DuVal, a 1988 Fayetteville High School graduate, received tenure in 2009 from the University of North Carolina at Chapel Hill, where she is a history professor.
She told students she wanted to be far way from Arkansas when she graduated, so she went to Stanford University in California. Moving away developed her love for Arkansas, she said, explaining her doctorate work was about relations between Indian tribes and European colonists in what is now Arkansas.
It's often said people should live in the moment, but those moments grow together into a larger story, DuVal said, encouraging students not to get tunnel-focused on issues that seem too big now.
"Remember it's a big world, and you have a lot of time to make your way through it," she told them, after mentioning Northwest Arkansas will always be a part of their larger story.
The inductees were also celebrated at the Hall of Honor Induction ceremony held at the public library Thursday evening.
The Fayetteville Public School Education Foundation has put money raised from the ceremony toward grants for teachers for 21 years. The Fayetteville High School Student Council co-sponsors the program.
"The ceremony gives us the opportunity to commemorate those who have helped make Fayetteville the thriving community and school district we have today," said Cambre Horne-Brooks, foundation executive director.
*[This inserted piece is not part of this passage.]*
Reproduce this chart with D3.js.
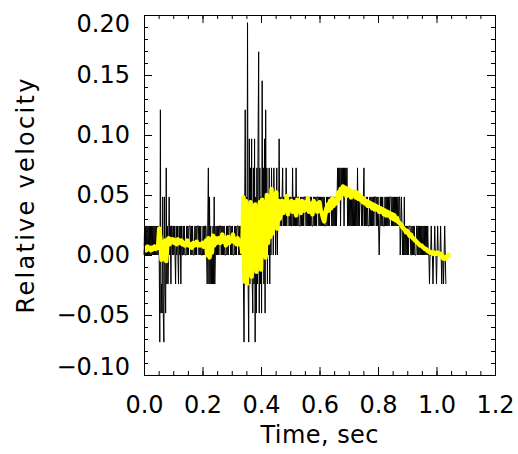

This year's three inductees' names will be added to the Hall of Honor wall in the high school's arena where the 72 other inductees since 1992 are listed, Horne-Brooks said.
Hall of Honor inductees are selected from three categories: FHS teachers and staff who have inspired and challenged students to succeed, FHS alumni who have contributed to humanitarian efforts or public service at the local, state or national level and have received success in leadership, character and service in their profession, and Friends of FPS who have contributed volunteerism or resources for the betterment of the school district, according to Horne-Brooks.